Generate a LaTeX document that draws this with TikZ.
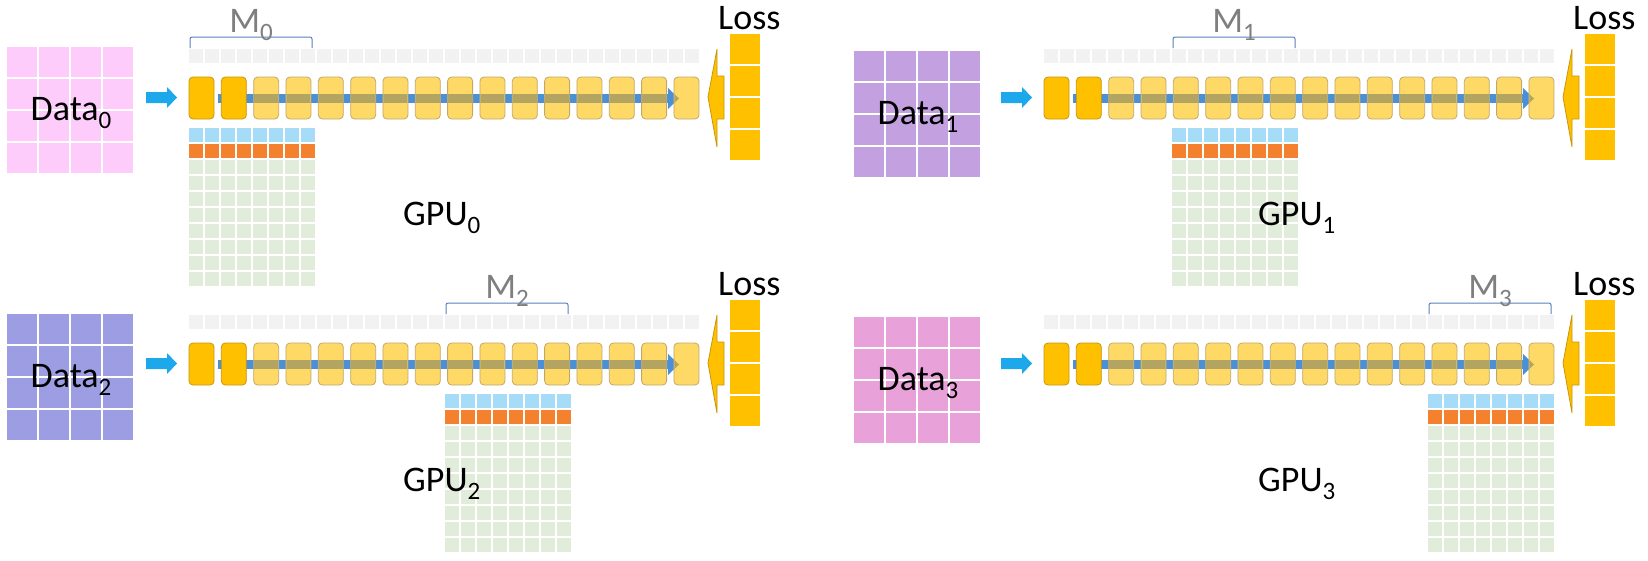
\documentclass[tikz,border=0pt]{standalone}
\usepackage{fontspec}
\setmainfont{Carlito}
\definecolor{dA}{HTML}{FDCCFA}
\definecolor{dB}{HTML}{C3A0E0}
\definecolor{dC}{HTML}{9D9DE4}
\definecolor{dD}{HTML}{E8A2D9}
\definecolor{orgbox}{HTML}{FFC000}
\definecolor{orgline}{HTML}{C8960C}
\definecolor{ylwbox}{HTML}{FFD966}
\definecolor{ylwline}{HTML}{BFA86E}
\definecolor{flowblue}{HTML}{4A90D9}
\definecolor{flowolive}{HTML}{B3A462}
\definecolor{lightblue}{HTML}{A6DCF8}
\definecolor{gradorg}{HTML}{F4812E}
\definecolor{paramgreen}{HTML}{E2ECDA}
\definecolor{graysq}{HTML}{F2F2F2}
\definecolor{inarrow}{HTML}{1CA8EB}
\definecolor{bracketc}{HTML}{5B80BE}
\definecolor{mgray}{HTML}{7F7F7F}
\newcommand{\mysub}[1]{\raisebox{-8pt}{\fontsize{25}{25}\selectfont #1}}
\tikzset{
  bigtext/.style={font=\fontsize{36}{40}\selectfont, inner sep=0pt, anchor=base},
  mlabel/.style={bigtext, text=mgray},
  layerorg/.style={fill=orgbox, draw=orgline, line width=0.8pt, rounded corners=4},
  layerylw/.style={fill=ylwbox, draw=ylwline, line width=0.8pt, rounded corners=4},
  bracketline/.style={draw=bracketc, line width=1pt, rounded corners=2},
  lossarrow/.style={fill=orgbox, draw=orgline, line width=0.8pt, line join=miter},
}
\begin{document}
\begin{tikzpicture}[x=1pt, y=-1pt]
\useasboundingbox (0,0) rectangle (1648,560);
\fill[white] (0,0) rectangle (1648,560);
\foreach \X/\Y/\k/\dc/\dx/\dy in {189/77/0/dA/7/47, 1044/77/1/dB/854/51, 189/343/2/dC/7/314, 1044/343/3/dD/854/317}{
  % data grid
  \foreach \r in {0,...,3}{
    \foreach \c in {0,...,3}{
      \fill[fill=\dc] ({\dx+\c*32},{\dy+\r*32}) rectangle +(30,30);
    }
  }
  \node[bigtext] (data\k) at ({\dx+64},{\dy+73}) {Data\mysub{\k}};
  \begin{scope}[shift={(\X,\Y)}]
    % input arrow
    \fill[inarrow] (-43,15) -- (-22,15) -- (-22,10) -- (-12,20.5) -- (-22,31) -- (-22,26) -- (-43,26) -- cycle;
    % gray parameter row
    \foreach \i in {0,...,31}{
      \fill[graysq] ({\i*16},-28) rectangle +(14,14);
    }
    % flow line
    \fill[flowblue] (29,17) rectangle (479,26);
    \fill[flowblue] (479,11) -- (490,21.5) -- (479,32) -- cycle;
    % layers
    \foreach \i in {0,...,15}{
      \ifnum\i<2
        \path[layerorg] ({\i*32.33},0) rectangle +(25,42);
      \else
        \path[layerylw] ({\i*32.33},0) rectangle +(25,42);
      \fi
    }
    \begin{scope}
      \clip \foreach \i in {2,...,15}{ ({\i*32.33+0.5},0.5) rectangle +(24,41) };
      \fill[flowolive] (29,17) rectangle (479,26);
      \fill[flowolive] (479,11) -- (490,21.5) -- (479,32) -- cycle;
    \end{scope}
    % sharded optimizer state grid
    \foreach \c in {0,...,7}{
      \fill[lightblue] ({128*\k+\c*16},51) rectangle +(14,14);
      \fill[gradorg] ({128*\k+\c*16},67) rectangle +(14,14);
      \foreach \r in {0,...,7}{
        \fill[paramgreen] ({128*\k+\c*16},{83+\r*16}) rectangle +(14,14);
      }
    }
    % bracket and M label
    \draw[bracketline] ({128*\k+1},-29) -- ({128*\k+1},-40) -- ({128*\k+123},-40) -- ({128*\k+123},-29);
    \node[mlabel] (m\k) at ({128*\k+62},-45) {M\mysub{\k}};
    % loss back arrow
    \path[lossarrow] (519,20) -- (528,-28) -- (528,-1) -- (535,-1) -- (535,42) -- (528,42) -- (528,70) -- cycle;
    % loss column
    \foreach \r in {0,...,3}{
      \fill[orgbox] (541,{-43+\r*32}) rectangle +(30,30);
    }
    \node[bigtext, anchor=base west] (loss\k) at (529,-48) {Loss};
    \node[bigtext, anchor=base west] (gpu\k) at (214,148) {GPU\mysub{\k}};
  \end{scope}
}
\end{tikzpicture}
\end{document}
####################
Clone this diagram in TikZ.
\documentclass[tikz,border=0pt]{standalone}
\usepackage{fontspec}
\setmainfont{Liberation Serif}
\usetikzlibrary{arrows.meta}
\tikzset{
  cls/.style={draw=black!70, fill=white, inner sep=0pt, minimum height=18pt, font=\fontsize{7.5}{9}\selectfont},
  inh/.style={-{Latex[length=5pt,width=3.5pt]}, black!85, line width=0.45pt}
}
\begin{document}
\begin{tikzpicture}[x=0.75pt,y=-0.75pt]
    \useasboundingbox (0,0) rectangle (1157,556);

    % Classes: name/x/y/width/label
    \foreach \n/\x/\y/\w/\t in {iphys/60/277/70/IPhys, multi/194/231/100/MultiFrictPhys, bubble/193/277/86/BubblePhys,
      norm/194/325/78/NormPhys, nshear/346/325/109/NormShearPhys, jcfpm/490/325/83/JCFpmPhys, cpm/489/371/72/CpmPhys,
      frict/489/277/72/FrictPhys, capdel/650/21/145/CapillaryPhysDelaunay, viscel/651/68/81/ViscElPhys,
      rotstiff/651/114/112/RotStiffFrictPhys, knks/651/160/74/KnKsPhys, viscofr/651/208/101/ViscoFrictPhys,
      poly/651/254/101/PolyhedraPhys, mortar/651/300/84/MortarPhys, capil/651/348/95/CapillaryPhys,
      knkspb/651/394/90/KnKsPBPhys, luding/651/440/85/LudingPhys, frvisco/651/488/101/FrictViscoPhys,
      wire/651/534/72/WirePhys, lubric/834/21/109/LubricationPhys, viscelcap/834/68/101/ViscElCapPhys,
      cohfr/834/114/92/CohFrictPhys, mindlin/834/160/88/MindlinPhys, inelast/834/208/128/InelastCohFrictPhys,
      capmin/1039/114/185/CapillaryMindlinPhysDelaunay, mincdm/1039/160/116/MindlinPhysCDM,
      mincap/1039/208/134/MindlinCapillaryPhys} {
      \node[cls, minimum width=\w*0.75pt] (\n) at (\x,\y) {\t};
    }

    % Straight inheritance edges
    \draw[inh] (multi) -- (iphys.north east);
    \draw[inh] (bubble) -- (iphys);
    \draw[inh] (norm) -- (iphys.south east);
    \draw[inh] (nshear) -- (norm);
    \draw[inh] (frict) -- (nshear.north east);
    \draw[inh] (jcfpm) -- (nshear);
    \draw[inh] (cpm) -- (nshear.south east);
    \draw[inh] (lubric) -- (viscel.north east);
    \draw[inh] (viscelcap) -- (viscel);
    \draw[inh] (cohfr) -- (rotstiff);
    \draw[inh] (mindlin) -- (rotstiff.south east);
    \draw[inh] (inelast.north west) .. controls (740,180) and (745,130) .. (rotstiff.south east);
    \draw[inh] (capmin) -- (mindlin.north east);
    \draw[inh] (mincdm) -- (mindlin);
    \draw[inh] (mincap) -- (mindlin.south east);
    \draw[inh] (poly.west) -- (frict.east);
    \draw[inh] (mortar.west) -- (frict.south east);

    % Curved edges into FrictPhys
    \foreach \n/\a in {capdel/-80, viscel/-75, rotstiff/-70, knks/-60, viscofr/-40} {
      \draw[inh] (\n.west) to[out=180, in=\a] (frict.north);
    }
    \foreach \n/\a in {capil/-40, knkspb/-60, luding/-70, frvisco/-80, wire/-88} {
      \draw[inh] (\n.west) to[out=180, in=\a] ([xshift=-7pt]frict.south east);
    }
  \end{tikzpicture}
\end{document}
####################
Print the lines from the line with "Clone this diagram in TikZ." to the line with "(0,0) rectangle (1157,556);" exactly, and print nothing else. Both of those lines are included.

◆ Exercise output ◆
Clone this diagram in TikZ.
\documentclass[tikz,border=0pt]{standalone}
\usepackage{fontspec}
\setmainfont{Liberation Serif}
\usetikzlibrary{arrows.meta}
\tikzset{
  cls/.style={draw=black!70, fill=white, inner sep=0pt, minimum height=18pt, font=\fontsize{7.5}{9}\selectfont},
  inh/.style={-{Latex[length=5pt,width=3.5pt]}, black!85, line width=0.45pt}
}
\begin{document}
\begin{tikzpicture}[x=0.75pt,y=-0.75pt]
    \useasboundingbox (0,0) rectangle (1157,556);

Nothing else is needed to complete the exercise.